==== Stored records

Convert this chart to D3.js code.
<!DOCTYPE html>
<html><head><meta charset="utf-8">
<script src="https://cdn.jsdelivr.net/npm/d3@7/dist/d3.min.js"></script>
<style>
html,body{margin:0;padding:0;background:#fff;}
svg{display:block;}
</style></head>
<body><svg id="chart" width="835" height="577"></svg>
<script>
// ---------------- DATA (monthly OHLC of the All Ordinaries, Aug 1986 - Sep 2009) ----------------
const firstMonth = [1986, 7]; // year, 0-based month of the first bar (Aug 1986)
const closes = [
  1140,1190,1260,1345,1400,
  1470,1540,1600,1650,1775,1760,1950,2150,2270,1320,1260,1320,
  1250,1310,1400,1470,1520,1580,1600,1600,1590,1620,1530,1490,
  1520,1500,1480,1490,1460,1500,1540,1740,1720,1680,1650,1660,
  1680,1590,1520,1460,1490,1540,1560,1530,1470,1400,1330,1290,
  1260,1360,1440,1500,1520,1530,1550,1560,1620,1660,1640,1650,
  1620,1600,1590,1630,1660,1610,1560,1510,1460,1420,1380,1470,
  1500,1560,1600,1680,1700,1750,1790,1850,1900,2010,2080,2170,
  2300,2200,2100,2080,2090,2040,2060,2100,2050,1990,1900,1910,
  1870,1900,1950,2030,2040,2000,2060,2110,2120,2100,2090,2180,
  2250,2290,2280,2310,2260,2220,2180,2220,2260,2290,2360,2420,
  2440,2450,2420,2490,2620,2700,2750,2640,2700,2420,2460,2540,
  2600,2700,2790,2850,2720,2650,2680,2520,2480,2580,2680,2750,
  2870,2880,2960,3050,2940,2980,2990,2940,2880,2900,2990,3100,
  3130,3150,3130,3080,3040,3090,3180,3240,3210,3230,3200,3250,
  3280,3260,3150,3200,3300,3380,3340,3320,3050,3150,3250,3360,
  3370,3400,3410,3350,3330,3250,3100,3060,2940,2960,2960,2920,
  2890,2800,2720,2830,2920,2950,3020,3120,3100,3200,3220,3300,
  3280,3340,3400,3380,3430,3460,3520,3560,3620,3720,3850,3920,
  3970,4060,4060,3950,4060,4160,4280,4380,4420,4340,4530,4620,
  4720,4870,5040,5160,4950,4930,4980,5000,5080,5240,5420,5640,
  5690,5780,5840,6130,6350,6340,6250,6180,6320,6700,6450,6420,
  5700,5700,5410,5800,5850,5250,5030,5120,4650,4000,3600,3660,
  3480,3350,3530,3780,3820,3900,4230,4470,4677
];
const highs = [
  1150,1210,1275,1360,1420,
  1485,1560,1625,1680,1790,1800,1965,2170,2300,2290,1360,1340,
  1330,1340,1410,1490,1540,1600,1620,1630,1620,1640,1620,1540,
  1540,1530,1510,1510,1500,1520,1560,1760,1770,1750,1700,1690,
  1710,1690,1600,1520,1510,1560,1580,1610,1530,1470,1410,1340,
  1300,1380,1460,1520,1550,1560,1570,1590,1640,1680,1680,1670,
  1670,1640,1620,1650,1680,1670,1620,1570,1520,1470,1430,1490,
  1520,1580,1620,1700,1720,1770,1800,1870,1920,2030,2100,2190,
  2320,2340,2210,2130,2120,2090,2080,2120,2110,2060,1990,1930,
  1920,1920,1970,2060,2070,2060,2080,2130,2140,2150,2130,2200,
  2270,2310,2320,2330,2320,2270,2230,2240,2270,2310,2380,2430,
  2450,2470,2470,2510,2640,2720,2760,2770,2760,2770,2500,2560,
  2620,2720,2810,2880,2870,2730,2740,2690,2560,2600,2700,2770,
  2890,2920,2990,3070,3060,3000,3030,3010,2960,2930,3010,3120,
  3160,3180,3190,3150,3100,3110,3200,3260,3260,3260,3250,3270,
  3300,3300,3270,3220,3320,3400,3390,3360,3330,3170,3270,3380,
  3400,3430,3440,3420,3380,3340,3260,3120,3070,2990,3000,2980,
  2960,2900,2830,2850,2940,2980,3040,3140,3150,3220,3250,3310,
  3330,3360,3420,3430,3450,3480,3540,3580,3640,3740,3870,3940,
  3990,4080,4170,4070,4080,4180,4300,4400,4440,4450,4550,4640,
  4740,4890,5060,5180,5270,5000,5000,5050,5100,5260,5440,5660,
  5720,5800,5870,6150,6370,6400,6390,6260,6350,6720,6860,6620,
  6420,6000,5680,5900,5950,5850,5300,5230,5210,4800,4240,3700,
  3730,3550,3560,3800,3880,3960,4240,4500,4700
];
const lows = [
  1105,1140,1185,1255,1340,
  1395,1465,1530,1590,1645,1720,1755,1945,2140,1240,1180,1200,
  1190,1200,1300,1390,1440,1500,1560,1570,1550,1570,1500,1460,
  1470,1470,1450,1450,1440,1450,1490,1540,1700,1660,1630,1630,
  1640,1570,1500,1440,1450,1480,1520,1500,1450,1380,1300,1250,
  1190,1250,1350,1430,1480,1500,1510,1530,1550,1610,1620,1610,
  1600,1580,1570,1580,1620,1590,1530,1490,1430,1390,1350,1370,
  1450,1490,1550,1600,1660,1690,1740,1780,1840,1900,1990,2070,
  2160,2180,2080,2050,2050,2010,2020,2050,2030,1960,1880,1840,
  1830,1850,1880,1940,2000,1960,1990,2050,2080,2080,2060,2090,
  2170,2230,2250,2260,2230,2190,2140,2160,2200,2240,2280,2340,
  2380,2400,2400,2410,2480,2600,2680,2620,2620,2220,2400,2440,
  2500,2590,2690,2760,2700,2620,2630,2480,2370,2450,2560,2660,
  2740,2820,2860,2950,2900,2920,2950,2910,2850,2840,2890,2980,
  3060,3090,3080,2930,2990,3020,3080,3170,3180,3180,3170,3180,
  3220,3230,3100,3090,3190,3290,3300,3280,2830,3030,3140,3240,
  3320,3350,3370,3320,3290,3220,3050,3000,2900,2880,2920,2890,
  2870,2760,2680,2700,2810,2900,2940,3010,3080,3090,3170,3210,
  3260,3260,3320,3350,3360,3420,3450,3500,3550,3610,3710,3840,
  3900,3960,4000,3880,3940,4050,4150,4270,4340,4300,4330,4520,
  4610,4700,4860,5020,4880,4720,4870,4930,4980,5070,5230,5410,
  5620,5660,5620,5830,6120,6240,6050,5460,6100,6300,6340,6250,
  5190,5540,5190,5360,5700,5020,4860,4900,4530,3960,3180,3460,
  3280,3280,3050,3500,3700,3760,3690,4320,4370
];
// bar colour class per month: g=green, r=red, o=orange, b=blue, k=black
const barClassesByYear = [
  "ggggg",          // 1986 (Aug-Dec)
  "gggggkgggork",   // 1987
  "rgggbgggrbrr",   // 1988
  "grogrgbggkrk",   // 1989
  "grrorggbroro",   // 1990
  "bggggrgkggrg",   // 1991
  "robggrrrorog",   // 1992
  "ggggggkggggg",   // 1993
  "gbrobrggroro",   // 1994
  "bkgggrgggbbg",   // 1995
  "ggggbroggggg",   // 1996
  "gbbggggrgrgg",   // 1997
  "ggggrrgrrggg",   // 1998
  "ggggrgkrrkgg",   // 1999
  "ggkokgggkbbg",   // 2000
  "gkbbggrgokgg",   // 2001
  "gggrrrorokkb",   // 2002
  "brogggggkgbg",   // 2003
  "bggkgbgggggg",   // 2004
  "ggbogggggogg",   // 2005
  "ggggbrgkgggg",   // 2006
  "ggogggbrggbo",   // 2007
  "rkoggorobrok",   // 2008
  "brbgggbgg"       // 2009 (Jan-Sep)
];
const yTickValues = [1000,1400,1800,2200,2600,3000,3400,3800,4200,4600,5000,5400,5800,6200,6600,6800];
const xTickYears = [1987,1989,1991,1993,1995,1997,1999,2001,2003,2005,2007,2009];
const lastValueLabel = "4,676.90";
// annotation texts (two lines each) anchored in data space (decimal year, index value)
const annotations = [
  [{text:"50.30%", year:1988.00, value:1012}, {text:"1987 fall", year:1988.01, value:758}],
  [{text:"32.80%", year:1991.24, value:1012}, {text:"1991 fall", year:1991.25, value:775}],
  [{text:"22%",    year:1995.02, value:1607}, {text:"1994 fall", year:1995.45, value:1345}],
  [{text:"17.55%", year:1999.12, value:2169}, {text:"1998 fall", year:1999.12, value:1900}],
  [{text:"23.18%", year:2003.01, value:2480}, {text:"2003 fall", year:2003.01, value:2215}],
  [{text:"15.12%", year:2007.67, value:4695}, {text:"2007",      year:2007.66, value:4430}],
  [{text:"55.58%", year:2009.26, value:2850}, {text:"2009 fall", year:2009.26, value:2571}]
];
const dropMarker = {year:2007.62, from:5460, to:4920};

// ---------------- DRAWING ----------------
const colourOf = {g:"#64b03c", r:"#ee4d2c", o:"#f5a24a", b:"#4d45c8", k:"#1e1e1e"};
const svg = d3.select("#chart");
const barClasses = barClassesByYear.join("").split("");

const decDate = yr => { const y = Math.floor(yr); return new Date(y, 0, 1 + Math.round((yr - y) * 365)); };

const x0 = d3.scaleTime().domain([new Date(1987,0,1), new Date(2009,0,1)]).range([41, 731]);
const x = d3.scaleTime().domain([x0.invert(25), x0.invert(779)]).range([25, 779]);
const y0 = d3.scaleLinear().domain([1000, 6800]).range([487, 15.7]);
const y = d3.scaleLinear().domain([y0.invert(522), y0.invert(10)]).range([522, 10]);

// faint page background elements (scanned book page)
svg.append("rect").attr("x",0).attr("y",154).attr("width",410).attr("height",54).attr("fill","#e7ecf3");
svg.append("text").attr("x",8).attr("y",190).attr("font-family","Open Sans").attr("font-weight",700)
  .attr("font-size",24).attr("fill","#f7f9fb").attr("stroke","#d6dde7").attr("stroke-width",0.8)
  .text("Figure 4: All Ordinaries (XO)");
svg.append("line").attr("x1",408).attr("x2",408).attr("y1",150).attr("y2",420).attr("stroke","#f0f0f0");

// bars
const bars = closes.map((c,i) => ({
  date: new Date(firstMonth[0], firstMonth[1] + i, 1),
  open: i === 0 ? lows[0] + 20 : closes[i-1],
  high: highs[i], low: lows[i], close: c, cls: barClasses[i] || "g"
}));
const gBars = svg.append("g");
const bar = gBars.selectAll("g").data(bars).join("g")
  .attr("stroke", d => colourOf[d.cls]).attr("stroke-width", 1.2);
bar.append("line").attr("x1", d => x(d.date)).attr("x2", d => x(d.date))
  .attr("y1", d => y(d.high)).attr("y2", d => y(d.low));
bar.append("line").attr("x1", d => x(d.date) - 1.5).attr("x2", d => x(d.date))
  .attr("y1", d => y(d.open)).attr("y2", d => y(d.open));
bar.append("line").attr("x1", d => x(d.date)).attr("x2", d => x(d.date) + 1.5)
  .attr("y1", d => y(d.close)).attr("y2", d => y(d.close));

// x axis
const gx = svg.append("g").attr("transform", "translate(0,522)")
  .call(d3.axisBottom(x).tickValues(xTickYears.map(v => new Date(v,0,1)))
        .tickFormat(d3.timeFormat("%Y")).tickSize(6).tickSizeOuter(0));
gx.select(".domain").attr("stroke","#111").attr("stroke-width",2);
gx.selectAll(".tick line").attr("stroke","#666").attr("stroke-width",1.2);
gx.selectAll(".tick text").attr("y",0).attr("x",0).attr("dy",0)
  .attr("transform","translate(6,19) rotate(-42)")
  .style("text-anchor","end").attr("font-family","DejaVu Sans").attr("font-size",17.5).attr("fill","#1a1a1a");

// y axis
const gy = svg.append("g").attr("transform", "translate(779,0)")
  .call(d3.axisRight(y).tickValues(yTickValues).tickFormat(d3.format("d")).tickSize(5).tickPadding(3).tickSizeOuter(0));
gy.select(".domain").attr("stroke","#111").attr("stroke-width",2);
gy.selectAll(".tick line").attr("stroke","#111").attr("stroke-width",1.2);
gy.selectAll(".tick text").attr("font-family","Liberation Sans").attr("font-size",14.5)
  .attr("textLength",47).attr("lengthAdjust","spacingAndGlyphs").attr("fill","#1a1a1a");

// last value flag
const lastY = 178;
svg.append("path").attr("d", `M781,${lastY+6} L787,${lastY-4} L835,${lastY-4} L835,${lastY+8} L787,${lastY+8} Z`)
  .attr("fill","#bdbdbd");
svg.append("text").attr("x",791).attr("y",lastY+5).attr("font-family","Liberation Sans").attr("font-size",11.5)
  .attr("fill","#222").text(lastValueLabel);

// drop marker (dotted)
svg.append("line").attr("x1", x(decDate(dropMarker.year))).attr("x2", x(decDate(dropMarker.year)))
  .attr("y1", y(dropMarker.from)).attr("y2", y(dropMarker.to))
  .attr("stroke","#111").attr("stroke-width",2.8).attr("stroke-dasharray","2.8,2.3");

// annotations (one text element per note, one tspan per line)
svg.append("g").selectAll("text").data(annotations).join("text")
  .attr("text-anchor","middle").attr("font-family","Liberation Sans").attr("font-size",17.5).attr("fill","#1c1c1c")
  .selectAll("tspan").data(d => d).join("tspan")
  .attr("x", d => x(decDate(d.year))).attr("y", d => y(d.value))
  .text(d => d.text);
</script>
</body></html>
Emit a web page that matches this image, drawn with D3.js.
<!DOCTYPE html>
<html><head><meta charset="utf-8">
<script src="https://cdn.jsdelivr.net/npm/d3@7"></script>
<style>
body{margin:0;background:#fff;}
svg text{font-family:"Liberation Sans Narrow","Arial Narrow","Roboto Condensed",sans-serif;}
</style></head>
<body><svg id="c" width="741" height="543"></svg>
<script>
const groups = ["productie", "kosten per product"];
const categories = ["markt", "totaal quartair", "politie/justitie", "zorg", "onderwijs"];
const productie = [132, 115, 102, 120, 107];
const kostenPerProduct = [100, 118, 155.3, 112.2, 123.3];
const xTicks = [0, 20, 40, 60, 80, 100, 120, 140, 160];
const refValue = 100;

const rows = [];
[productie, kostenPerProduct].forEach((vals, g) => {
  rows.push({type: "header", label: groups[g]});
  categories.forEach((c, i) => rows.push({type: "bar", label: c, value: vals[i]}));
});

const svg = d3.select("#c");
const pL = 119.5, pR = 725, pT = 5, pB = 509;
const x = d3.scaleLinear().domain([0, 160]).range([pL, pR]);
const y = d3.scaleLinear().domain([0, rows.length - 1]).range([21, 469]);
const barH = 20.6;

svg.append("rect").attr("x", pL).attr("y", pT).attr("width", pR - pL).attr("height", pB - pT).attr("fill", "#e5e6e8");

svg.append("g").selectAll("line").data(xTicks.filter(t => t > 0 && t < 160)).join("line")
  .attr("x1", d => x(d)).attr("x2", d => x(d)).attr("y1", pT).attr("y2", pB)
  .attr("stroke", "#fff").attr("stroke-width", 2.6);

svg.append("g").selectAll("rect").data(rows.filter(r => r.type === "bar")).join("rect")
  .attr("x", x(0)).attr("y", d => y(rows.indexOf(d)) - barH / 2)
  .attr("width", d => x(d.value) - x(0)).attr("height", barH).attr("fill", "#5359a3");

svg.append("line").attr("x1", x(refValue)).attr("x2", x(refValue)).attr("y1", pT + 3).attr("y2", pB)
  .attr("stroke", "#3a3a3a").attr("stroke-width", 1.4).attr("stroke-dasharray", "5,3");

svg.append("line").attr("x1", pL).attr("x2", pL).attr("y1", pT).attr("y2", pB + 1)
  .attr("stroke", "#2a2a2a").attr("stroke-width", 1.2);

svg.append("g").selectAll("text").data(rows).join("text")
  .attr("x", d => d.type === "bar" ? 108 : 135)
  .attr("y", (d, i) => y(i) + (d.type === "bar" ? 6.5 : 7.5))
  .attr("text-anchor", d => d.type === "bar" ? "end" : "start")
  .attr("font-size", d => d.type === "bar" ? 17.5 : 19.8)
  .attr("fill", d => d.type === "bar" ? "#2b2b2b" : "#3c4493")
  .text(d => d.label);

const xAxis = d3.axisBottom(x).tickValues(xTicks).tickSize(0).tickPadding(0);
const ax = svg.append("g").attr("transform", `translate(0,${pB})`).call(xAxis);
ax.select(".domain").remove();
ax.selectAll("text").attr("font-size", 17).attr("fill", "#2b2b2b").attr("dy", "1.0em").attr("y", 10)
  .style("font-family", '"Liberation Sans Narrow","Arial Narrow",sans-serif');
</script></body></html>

========

Select every line of the material above holding the word "this" and copy it.

Convert this chart to D3.js code.
Emit a web page that matches this image, drawn with D3.js.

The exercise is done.